Two roads diverged in a yellow wood, And sorry I could not travel both And be one traveler, long I stood And looked down one as far as I could To where it bent in the undergrowth; Then took the other, as just as fair, And having perhaps the better claim, Because it was grassy and wanted wear; Though as for that the passing there Had worn them really about the same, And both that morning equally lay In leaves no step had trodden black. Oh, I kept the first for another day! Yet knowing how way leads on to way, I doubted if I should ever come back. I shall be telling this with a sigh Somewhere ages and ages hence: Two roads diverged in a wood, and I-- I took the one less traveled by, And that has made all the difference. -Robert Frost
Tuesday, January 22, 2013
With all of that said, a lot has happened again recently. Life seems to never be uneventful for me...that is for sure. I am beginning to learn to appreciate what I have come to call the "inbetweens". Let me explain... Life is a series of moments, of events. These can be easily remembered and seen in things like a blog post, a journal entry, and mostly in photographs. It is what we talk about with friends when we are gathered for a friendly dinner or on the phone with long distance relatives. These moments are snapshots that pinpoint progress on this path called life, but what about everything else? Everything else is what I am referring to as the "in between". The mundane everyday life. The waking up, the gym, the house chores, the car washes, the daily meals...all of this that helps us define and comprise our lives is, in my opinion, too often forgotten. The inbetweens are the majority of our journeys in life. They allow us to really get to know the people we are choosing to surround ourselves with and help us realize our potential and quiet character. I am learning that starting to recognize these inbetweens allows us a greater reflection for which way we are walking in life as well as who is coming with us. If someone is tolerable in only the grand moments of your life, they probably aren't there for the right reasons. But if they are there day in and day out and there is still mutual respect, love and honesty then they are worth the effort. I have also noticed that giving more recognition to these in betweens allows one to create bigger moments. I think this is because in retrospect it gives us permission to not only dream bigger, but plan for it better. Dreams must have a plan of attack in order for them to achieve reality. That isn't to say things always go according to plan, but that is when we can take the in betweens to re-strategize. I am learning. And it a process full of failure and frustration, but without accepting and embracing the in betweens we miss out on so much of our own lives. Only living for moments leaves us tired, wanting and wondering if there is more to life...I believe there is. I believe the in betweens are important.
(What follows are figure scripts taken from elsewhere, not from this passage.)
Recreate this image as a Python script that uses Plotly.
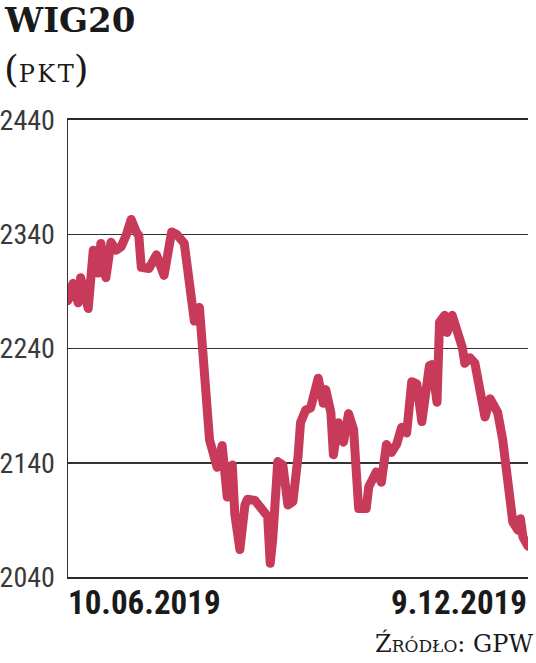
import plotly.graph_objects as go

# --- data ---
dates = [
    "2019-06-10", "2019-06-12", "2019-06-14", "2019-06-15", "2019-06-18", "2019-06-20",
    "2019-06-22", "2019-06-23", "2019-06-25", "2019-06-27", "2019-06-29", "2019-07-01",
    "2019-07-03", "2019-07-05", "2019-07-07", "2019-07-08", "2019-07-09", "2019-07-12",
    "2019-07-15", "2019-07-18", "2019-07-21", "2019-07-23", "2019-07-26", "2019-07-27",
    "2019-07-28", "2019-07-30", "2019-08-01", "2019-08-03", "2019-08-05", "2019-08-08",
    "2019-08-10", "2019-08-12", "2019-08-14", "2019-08-15", "2019-08-17", "2019-08-19",
    "2019-08-20", "2019-08-23", "2019-08-26", "2019-08-28", "2019-08-29", "2019-08-30",
    "2019-09-01", "2019-09-03", "2019-09-05", "2019-09-07", "2019-09-09", "2019-09-10",
    "2019-09-12", "2019-09-14", "2019-09-17", "2019-09-19", "2019-09-20", "2019-09-22",
    "2019-09-23", "2019-09-25", "2019-09-27", "2019-09-29", "2019-10-01", "2019-10-03",
    "2019-10-06", "2019-10-07", "2019-10-10", "2019-10-12", "2019-10-14", "2019-10-16",
    "2019-10-18", "2019-10-20", "2019-10-22", "2019-10-24", "2019-10-26", "2019-10-28",
    "2019-10-31", "2019-11-01", "2019-11-03", "2019-11-04", "2019-11-06", "2019-11-07",
    "2019-11-09", "2019-11-11", "2019-11-13", "2019-11-14", "2019-11-16", "2019-11-18",
    "2019-11-20", "2019-11-22", "2019-11-24", "2019-11-27", "2019-11-29", "2019-12-01",
    "2019-12-03", "2019-12-05", "2019-12-06", "2019-12-07", "2019-12-09",
]
wig20 = [
    2282, 2297, 2280, 2302, 2275, 2326,
    2306, 2332, 2302, 2333, 2326, 2329,
    2339, 2353, 2342, 2339, 2311, 2310,
    2322, 2304, 2342, 2340, 2332, 2314,
    2303, 2264, 2276, 2226, 2160, 2136,
    2155, 2110, 2138, 2095, 2064, 2103,
    2108, 2107, 2100, 2093, 2052, 2073,
    2141, 2138, 2103, 2106, 2145, 2175,
    2186, 2188, 2214, 2192, 2204, 2184,
    2147, 2175, 2158, 2183, 2169, 2100,
    2100, 2119, 2132, 2123, 2156, 2149,
    2156, 2171, 2166, 2211, 2209, 2176,
    2225, 2226, 2193, 2263, 2269, 2254,
    2269, 2255, 2241, 2227, 2232, 2227,
    2201, 2180, 2196, 2184, 2160, 2120,
    2088, 2081, 2091, 2075, 2067,
]
y_ticks = [2040, 2140, 2240, 2340, 2440]
date_labels = ["10.06.2019", "9.12.2019"]
title_text = "WIG20"
unit_letters = "PKT"
source_text = "Źródło: GPW"

LINE_COLOR = "#C73A5A"
NARROW = "Liberation Sans Narrow, Roboto Condensed, DejaVu Sans Condensed, sans-serif"
SERIF = "DejaVu Serif, Liberation Serif, serif"

fig = go.Figure()
fig.add_trace(go.Scatter(
    x=dates, y=wig20, mode="lines",
    line=dict(color=LINE_COLOR, width=9),
    hoverinfo="skip", showlegend=False,
))

unit_html = ('<span style="font-size:38px">(</span>'
             + "&#8202;".join(unit_letters)
             + '<span style="font-size:38px">)</span>')

fig.update_layout(
    width=536, height=663,
    margin=dict(l=68, r=8, t=120, b=86, autoexpand=False),
    paper_bgcolor="white", plot_bgcolor="white",
    xaxis=dict(
        range=[dates[0], dates[-1]],
        showgrid=False, zeroline=False, automargin=False,
        showticklabels=False, ticks="",
        showline=True, mirror=True, linecolor="#2a2a2a", linewidth=1.8,
    ),
    yaxis=dict(
        range=[y_ticks[0], y_ticks[-1]],
        tickvals=y_ticks, ticktext=[str(v) for v in y_ticks],
        showgrid=True, gridcolor="#333", gridwidth=1.5,
        zeroline=False, ticks="", automargin=False,
        showline=True, linecolor="#333", linewidth=1.5,
        tickfont=dict(family=NARROW, size=28, color="#3a3a3a"),
        ticklabelstandoff=6,
    ),
    annotations=[
        dict(text=f"<b>{title_text}</b>", xref="paper", yref="paper",
             x=-0.143, y=1.219, xanchor="left", yanchor="middle", showarrow=False,
             font=dict(family=SERIF, size=34, color="#1a1a1a")),
        dict(text=unit_html, xref="paper", yref="paper",
             x=-0.143, y=1.112, xanchor="left", yanchor="middle", showarrow=False,
             font=dict(family=SERIF, size=24, color="#1a1a1a")),
        dict(text=date_labels[0], xref="paper", yref="paper",
             x=-0.004, y=-0.055, xanchor="left", yanchor="middle", showarrow=False,
             font=dict(family=NARROW, size=33, color="#1a1a1a", weight="bold")),
        dict(text=date_labels[1], xref="paper", yref="paper",
             x=1.002, y=-0.055, xanchor="right", yanchor="middle", showarrow=False,
             font=dict(family=NARROW, size=33, color="#1a1a1a", weight="bold")),
        dict(text=source_text, xref="paper", yref="paper",
             x=1.016, y=-0.146, xanchor="right", yanchor="middle", showarrow=False,
             font=dict(family=SERIF, size=24, color="#1a1a1a", variant="small-caps")),
    ],
)

fig.write_html(
    "out.html",
    config={"displayModeBar": False, "staticPlot": True},
    post_script=(
        "document.body.style.margin='0';document.body.style.overflow='hidden';"
        "document.querySelectorAll('.js-line').forEach(function(p){"
        "p.style.strokeLinejoin='round';p.style.strokeLinecap='round';});"
    ),
)
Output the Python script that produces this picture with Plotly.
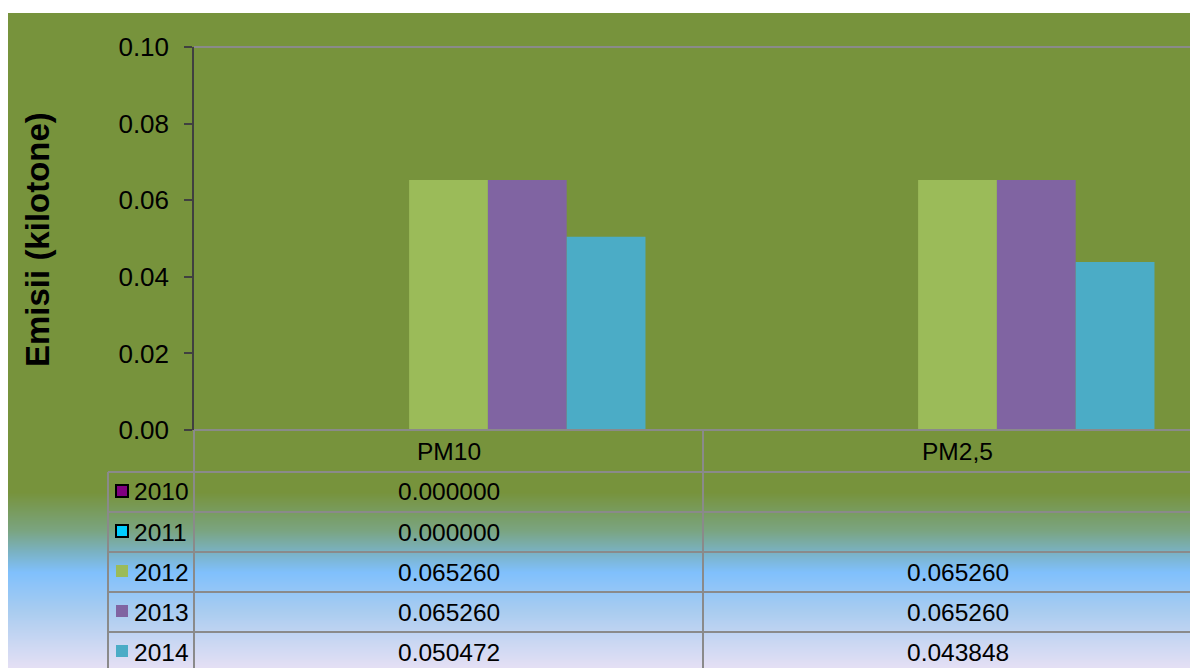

The events of the past few years have left me a lot of time to wonder and contemplate. The why's of everything, the who's, the what's. It is impossible to clear the mind completely to try and figure it all out and so frustration builds as I try in vain. I keep saying that maybe if I was a lethargic, lazy or banal person I might be ok with the certain circumstances of my life that seem to be constant battles, but in truth I am nothing of those qualities. I want to live, and actually live not just exist. When I am stuck in a hospital bed of the ICU all I can think about are the things I want to do and accomplish and then I realize that while I am stuck there, everyone else continues to move forward. I need to be stronger than this. I need to somehow, some way "fix" things. How do you fix the uncontrollable?